Hamilton County voters react to HSE, Noblesville school referendum vote

(WISH photo)

NOBLESVILLE, Ind (WISH) – Voters in two Hamilton County communities agreed to pay more in property taxes to help area schools.

Both the Hamilton Southeastern Schools (HSE) and Noblesville Schools referendum’s passed easily, with nearly 75 percent support.

Lines were long at times in Fishers and in Noblesville. While Fishers property owners will pay more, Noblesville residents will see a decrease.

HSE leaders asked to increase the tax rate from 10 cents per $100 of assessed value to 22 cents. What this means for a person with a home valued at $250,000, they’ll pay $166 more a year.

HSE officials say they’ll use the money to lower class sizes by hiring 43 teachers, adding mobile classrooms. While they’ll pay more, people we spoke with were glad to see the measure pass.

“We have a very good school system.
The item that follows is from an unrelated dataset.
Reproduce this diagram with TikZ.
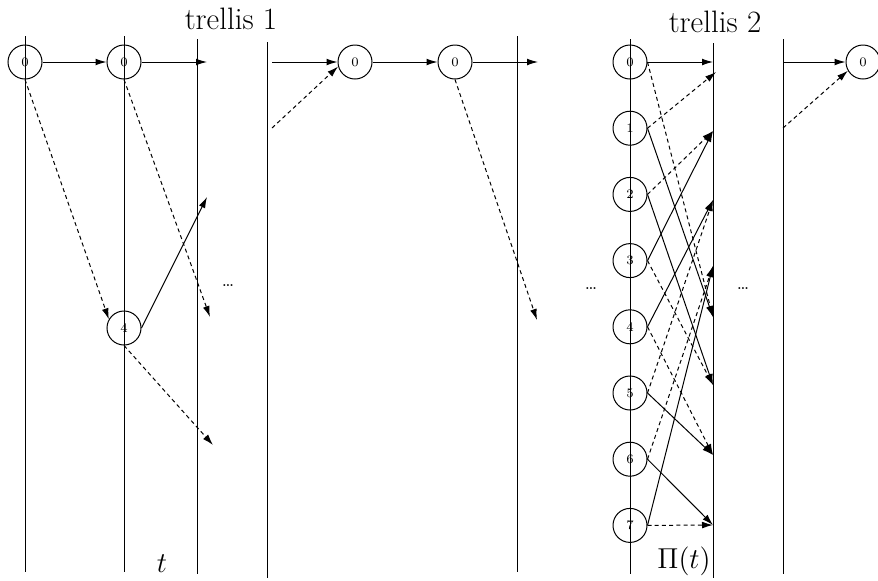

Anything you do to add additional funds can only make it better,” Fishers resident Jeff Campbell said. “I think it’s really good for anybody that has kids in the Hamilton County school system.”

“I think education is important,” Fishers resident Jeannie Waterbury said. “I want Fishers to have good schools so that we’ll have a good community.”

In Noblesville, voters agreed to pass a referendum which includes a 10.5 percent drop from the current rate.

This means for a person with a home valued at $250,000, they’ll pay $250 a year in taxes, but it’s $30 less than what they pay right now.

Noblesville leaders said they’ll use the money on teachers, and maintaining class sizes. People we spoke with were happy to see it pass.

“I have kids coming into school year, next year, and so I hope that they can go into good public schools,” Noblesville resident Katie Caesar said.

“I know a lot of teachers and they’re definitely encouraging us to vote, yes,” Noblesville resident Melody Piazza said. “It’s good for the schools and it’s good for the kids. We have got very strong schools here in Noblesville.”

Had it not passed, Noblesville officials said it would have lost $6 million a year, and would’ve laid off 150 faculty members.